昭和49年県の建設局より、加古川平荘ダムの工業用水を、高砂市の工業地帯へ送る送水管の埋設工事が発表された。
遺跡の可能性があり、加古川市教育委員会が調査を実施することになった。
場所は、神吉中学校の少し東で、加古川西岸から約1.4キロ、標高約5メートルの古代加古川西岸の自然堤防上に位置している。
調査地点は、下図のA・Bである。
この遺跡は、加古川下流を代表する集落遺跡で、弥生時代前期から古墳時代までの遺構であることが明らかになった。
弥生時代の砂部遺跡は、前期のものであり、加古川下流で最もはやく稲作が始まったのは砂部遺跡の周辺であろうといわれている。

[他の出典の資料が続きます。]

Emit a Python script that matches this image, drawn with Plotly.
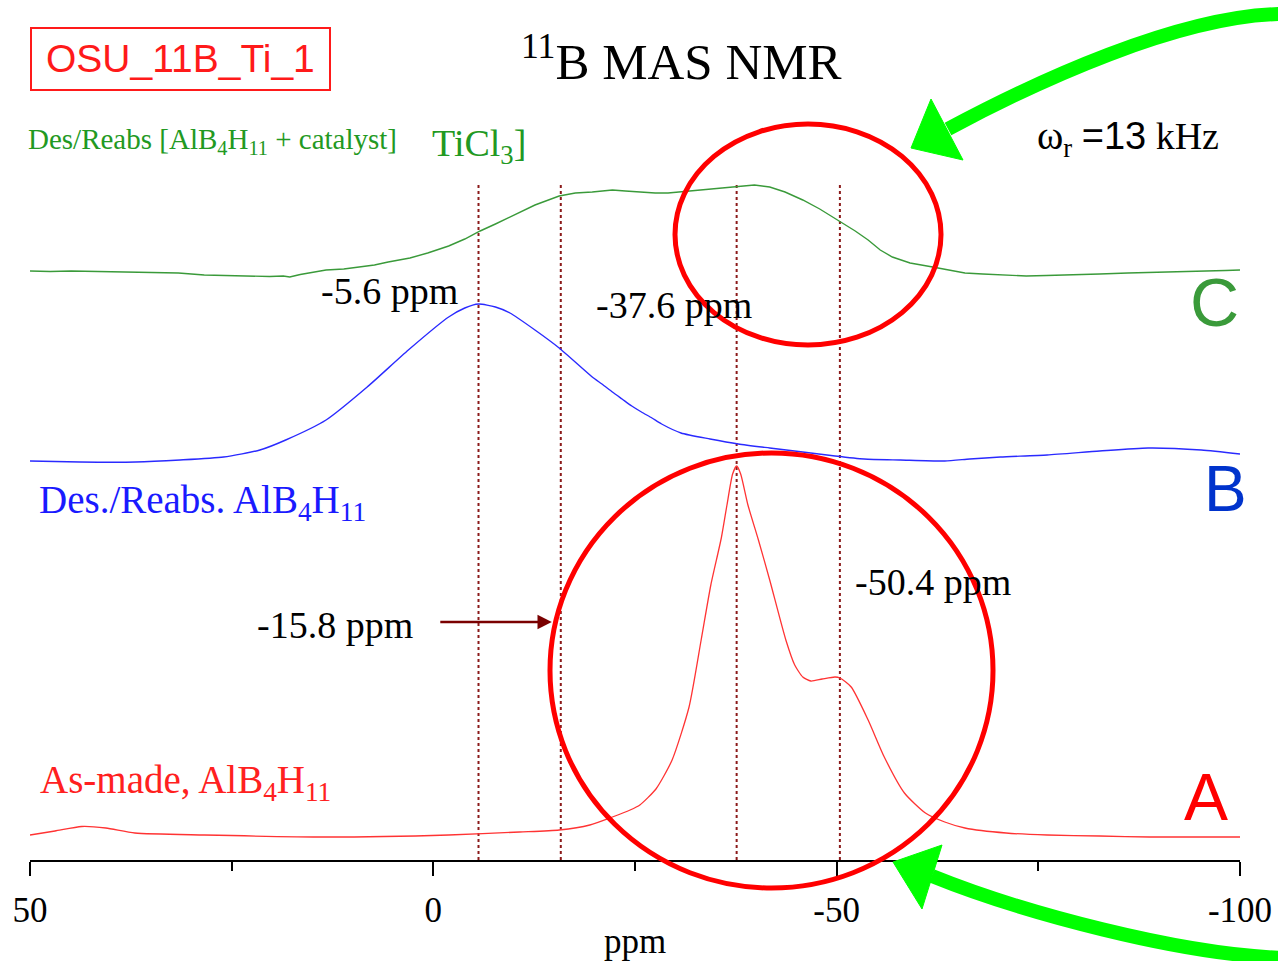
import plotly.graph_objects as go

# ---------------- data ----------------
# chemical-shift window (ppm), plotted high -> low as usual for NMR
PPM_LEFT, PPM_RIGHT = 50, -100

# A: as-made AlB4H11
ppm_a = [50.0, 46.9, 43.6, 40.6, 37.0, 28.4, 13.3, -1.9, -10.7, -15.6, -19.4, -22.2,
         -24.4, -25.6, -27.6, -29.6, -31.7, -33.2, -34.4, -35.7, -36.4, -37.1, -37.6,
         -38.1, -39.0, -40.3, -41.7, -43.7, -44.8, -45.8, -46.8, -48.2, -49.8, -50.4,
         -51.8, -53.9, -55.9, -58.4, -61.0, -63.4, -65.9, -71.0, -76.1, -82.6, -88.8, -100.0]
int_a = [0, 4, 8.5, 7, 2, 0, -2, 0, 3, 5, 10, 18,
         25, 30, 46, 75, 128, 195, 250, 297, 330, 361, 369,
         361, 330, 295, 255, 195, 170, 158, 154, 156, 158, 157,
         148, 115, 78, 42, 22, 13, 7, 2, 0, -1, -2, -2]

# B: desorbed / reabsorbed AlB4H11
ppm_b = [50.0, 43.8, 36.9, 31.4, 26.0, 21.5, 18.3, 13.3, 8.2, 3.1, -1.9, -3.9, -5.6,
         -7.7, -9.5, -12.6, -15.6, -19.7, -20.9, -22.2, -23.4, -24.6, -25.8, -27.1,
         -28.3, -30.7, -34.3, -37.8, -41.7, -45.8, -49.8, -53.4, -57.9, -63.4, -66.5,
         -70.3, -76.1, -82.6, -88.6, -95.2, -100.0]
int_b = [0, -1, -1, 1, 4, 11, 21, 41, 74, 111, 144, 153, 157,
         154, 148, 131, 113, 84, 77, 69, 62, 55, 49, 43,
         37, 28, 22, 17, 13, 9, 5, 2, 1, 0, 2,
         4, 6, 10, 13, 11, 7]

# C: desorbed / reabsorbed AlB4H11 + TiCl3 catalyst
ppm_c = [50.0, 47.5, 44.9, 41.3, 38.2, 35.1, 31.6, 28.4, 25.3, 22.4, 20.3, 18.6,
         17.8, 16.5, 13.3, 11.1, 9.1, 7.3, 5.6, 2.9, 0.7, -1.9, -3.9, -5.8, -7.7,
         -9.5, -12.6, -15.6, -17.6, -19.7, -22.2, -23.8, -25.6, -27.5, -29.1, -31.8,
         -34.3, -36.1, -37.8, -39.8, -41.7, -43.6, -45.8, -47.9, -50.3, -52.3, -53.9,
         -55.4, -56.9, -59.1, -61.9, -63.8, -65.9, -68.1, -70.3, -73.5, -76.0, -78.9,
         -82.6, -86.1, -89.4, -92.6, -94.5, -96.3, -98.2, -100.0]
int_c = [0, -0.5, 0, -0.5, -1, -1, -2, -4, -4.5, -5, -5.5, -5,
         -6, -3.5, 1, 2, 4, 6, 9, 13, 18, 25, 32, 40, 47,
         54, 66, 75, 78, 79, 81, 80, 79, 78, 78, 80,
         82, 83, 84, 86, 84, 79, 71, 62, 50, 40, 31,
         21, 14, 8, 4, 1, -2, -3, -4, -5, -4.5, -4,
         -3, -2, -1.5, -1, 0, 0, 0.5, 1]

# vertical stacking offsets of the three spectra (a.u.)
offset_a, offset_b, offset_c = 25, 399, 589

# marked chemical shifts (ppm)
peak_ppm = [-5.6, -15.8, -37.6, -50.4]

# axis ticks
major_ticks = [50, 0, -50, -100]
major_labels = ["50", "0", "-50", "-100"]
minor_ticks = [25, -25, -75]

# ---------------- figure ----------------
W, H = 1278, 961
ML, MR, MT, MB = 30, 38, 0, 101
PW, PH = W - ML - MR, H - MT - MB
Y_TOP = 860  # y-axis span in a.u.

SERIF = "Liberation Serif, Times New Roman, serif"
SANS = "Liberation Sans, Arial, sans-serif"


def px(x):
    return (x - ML) / PW


def py(y):
    return (MT + PH - y) / PH


fig = go.Figure()

fig.add_trace(go.Scatter(x=ppm_c, y=[offset_c + v for v in int_c], mode="lines",
                         line=dict(color="#3a9a3a", width=1.4), hoverinfo="skip"))
fig.add_trace(go.Scatter(x=ppm_b, y=[offset_b + v for v in int_b], mode="lines",
                         line=dict(color="#2a2aff", width=1.4, shape="spline", smoothing=0.6),
                         hoverinfo="skip"))
fig.add_trace(go.Scatter(x=ppm_a, y=[offset_a + v for v in int_a], mode="lines",
                         line=dict(color="#ff3333", width=1.3, shape="spline", smoothing=0.6),
                         hoverinfo="skip"))

shapes = []
# dotted guide lines at the marked shifts
for p in peak_ppm:
    shapes.append(dict(type="line", xref="x", yref="y", x0=p, x1=p, y0=0, y1=675,
                       line=dict(color="#8b1a1a", width=2, dash="dot"), layer="below"))

# sample-ID box
shapes.append(dict(type="rect", xref="paper", yref="paper",
                   x0=px(31), x1=px(330), y0=py(28), y1=py(90),
                   line=dict(color="#ff1a1a", width=2)))

# highlight circles
shapes.append(dict(type="circle", xref="paper", yref="paper",
                   x0=px(675), x1=px(941), y0=py(124), y1=py(345),
                   line=dict(color="#ff0000", width=5)))
shapes.append(dict(type="circle", xref="paper", yref="paper",
                   x0=px(550), x1=px(993), y0=py(453), y1=py(888),
                   line=dict(color="#ff0000", width=5)))


def bez(p0, p1, p2, p3):
    pts = [(px(a), py(b)) for a, b in (p0, p1, p2, p3)]
    return "M {},{} C {},{} {},{} {},{}".format(*[c for pt in pts for c in pt])


def tri(a, b, c):
    pts = [(px(u), py(v)) for u, v in (a, b, c)]
    return "M {},{} L {},{} L {},{} Z".format(*[c for pt in pts for c in pt])


GREEN = "#00ff00"
# curved pointer, top right
shapes.append(dict(type="path", xref="paper", yref="paper",
                   path=bez((1285, 14), (1180, 14), (1032, 84), (948, 129)),
                   line=dict(color=GREEN, width=14)))
shapes.append(dict(type="path", xref="paper", yref="paper",
                   path=tri((931, 99), (963, 160), (911, 148)),
                   fillcolor=GREEN, line=dict(color=GREEN, width=1)))
# curved pointer, bottom right
shapes.append(dict(type="path", xref="paper", yref="paper",
                   path=bez((1285, 958), (1180, 955), (1021, 912), (932, 876)),
                   line=dict(color=GREEN, width=14)))
shapes.append(dict(type="path", xref="paper", yref="paper",
                   path=tri((942, 845), (922, 909), (893, 862)),
                   fillcolor=GREEN, line=dict(color=GREEN, width=1)))

ann = []


def text(x, y, s, size, color="black", family=SERIF, xanchor="left"):
    ann.append(dict(x=px(x), y=py(y), xref="paper", yref="paper", text=s, showarrow=False,
                    xanchor=xanchor, yanchor="middle",
                    font=dict(family=family, size=size, color=color)))


text(180, 59, "OSU_11B_Ti_1", 39, "#ff1a1a", SANS, "center")
text(681, 58, "<sup>11</sup>B MAS NMR", 51, "black", SERIF, "center")
text(26, 141, "Des/Reabs [AlB<sub>4</sub>H<sub>11</sub> + catalyst]", 29, "#229922")
text(430, 146, "TiCl<sub>3</sub>]", 38, "#229922")
text(1035, 138,
     "<span style='font-size:40px'>ω</span><sub>r</sub> "
     "<span style='font-family:Liberation Sans'>=13</span> kHz", 38)
text(319, 291, "-5.6 ppm", 38)
text(594, 305, "-37.6 ppm", 38)
text(853, 582, "-50.4 ppm", 38)
text(255, 625, "-15.8 ppm", 38)
text(37, 502, "Des./Reabs. AlB<sub>4</sub>H<sub>11</sub>", 39, "#1a1aff")
text(38, 782, "As-made, AlB<sub>4</sub>H<sub>11</sub>", 39, "#ff2020")
text(1214, 302, "C", 68, "#3a9a3a", SANS, "center")
text(1225, 489, "B", 64, "#0033cc", SANS, "center")
text(1206, 797, "A", 66, "#ff0000", SANS, "center")

# arrow pointing at the -15.8 ppm line
ann.append(dict(x=-15.8, y=Y_TOP - 622, xref="x", yref="y", text="", showarrow=True,
                axref="pixel", ayref="pixel", ax=-122, ay=0, arrowhead=2, arrowsize=1.1,
                arrowwidth=2.6, arrowcolor="#7a0000", standoff=9))

fig.update_layout(
    width=W, height=H, margin=dict(l=ML, r=MR, t=MT, b=MB),
    paper_bgcolor="white", plot_bgcolor="white", showlegend=False,
    shapes=shapes, annotations=ann,
    xaxis=dict(range=[PPM_LEFT, PPM_RIGHT], showline=True, linecolor="black", linewidth=2,
               ticks="outside", ticklen=14, tickwidth=1.5, tickcolor="black",
               tickvals=major_ticks, ticktext=major_labels, ticklabelstandoff=4,
               minor=dict(tickvals=minor_ticks, ticks="outside", ticklen=9, tickwidth=1.5,
                          tickcolor="black"),
               showgrid=False, zeroline=False,
               tickfont=dict(family=SERIF, size=35, color="black"),
               title=dict(text="ppm", font=dict(family=SERIF, size=35, color="black"),
                          standoff=0)),
    yaxis=dict(range=[0, Y_TOP], visible=False, fixedrange=True),
)

fig.write_html("out.html")
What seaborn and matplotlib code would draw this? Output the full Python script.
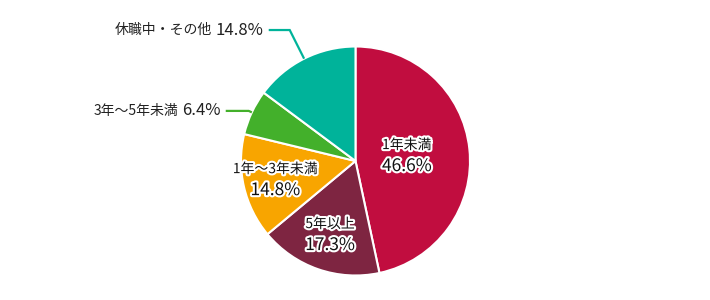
import matplotlib
matplotlib.use("Agg")
import matplotlib.pyplot as plt
import matplotlib.patheffects as pe
import numpy as np
import seaborn as sns

# ---- data ----
categories = ["1年未満", "5年以上", "1年〜3年未満", "3年〜5年未満", "休職中・その他"]
values = [46.6, 17.3, 14.8, 6.4, 14.8]
pct_labels = ["46.6%", "17.3%", "14.8%", "6.4%", "14.8%"]
inside = [True, True, True, False, False]

# ---- style ----
colors = ["#c10d3f", "#7e2541", "#f8a500", "#43b02b", "#00b39a"]
label_r = [0.45, 0.68, 0.72, None, None]      # inside label radius (fraction of R)
elbow_r = [None, None, None, 1.03, 1.28]
hline_len = [None, None, None, 23, 21]

sns.set_theme(style="white")
plt.rcParams["font.family"] = ["Noto Sans CJK JP", "DejaVu Sans"]

W, H = 710, 300
fig = plt.figure(figsize=(7.1, 3.0), dpi=100)
ax = fig.add_axes([0, 0, 1, 1])

cx, cy, R = 355.5, 300 - 161, 114.5

wedges, _ = ax.pie(values, colors=colors, startangle=90, counterclock=False,
                   center=(cx, cy), radius=R, normalize=True, frame=True,
                   wedgeprops=dict(edgecolor="white", linewidth=1.5))
ax.set_xlim(0, W)
ax.set_ylim(0, H)
ax.set_axis_off()

fig.canvas.draw()
renderer = fig.canvas.get_renderer()

stroke = [pe.withStroke(linewidth=3, foreground="white")]
for i, w in enumerate(wedges):
    mid = np.deg2rad((w.theta1 + w.theta2) / 2)
    if inside[i]:
        x = cx + label_r[i] * R * np.cos(mid)
        y = cy + label_r[i] * R * np.sin(mid)
        ax.text(x, y + 10.5, categories[i], ha="center", va="center",
                fontsize=10, color="#111111", path_effects=stroke)
        ax.text(x, y - 10.5, pct_labels[i], ha="center", va="center",
                fontsize=12.5, color="#111111", path_effects=stroke)
    else:
        ex, ey = cx + R * np.cos(mid), cy + R * np.sin(mid)
        bx, by = cx + elbow_r[i] * R * np.cos(mid), cy + elbow_r[i] * R * np.sin(mid)
        lx = bx - hline_len[i]
        ax.plot([ex, bx, lx], [ey, by, by], color=colors[i], lw=1.6,
                solid_capstyle="butt", solid_joinstyle="miter")
        t = ax.text(lx - 5, by, pct_labels[i], ha="right", va="center",
                    fontsize=12, color="#222222")
        bb = t.get_window_extent(renderer=renderer)
        x0 = ax.transData.inverted().transform((bb.x0, bb.y0))[0]
        ax.text(x0 - 4, by, categories[i], ha="right", va="center",
                fontsize=10, color="#222222")

fig.savefig("out.png", dpi=100, facecolor="white")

また、住居跡の周りからは、土器を焼いた穴が発見され、そこからイネやカヤが確認された。
弥生時代前期におけるイネの収穫は、「穂のみを収穫し、その他の部分は堆肥として利用した」という説が有力である。
土器を焼くためにイネワラが利用されたとすれば、当時の農業形態のあり方を再考させるものとして注目される。
砂部遺跡には幾筋もの溝が南北方向に通り、それより東は地形が一段と低くなっている。
かつて加古川が、この辺りを流れていたのであろう。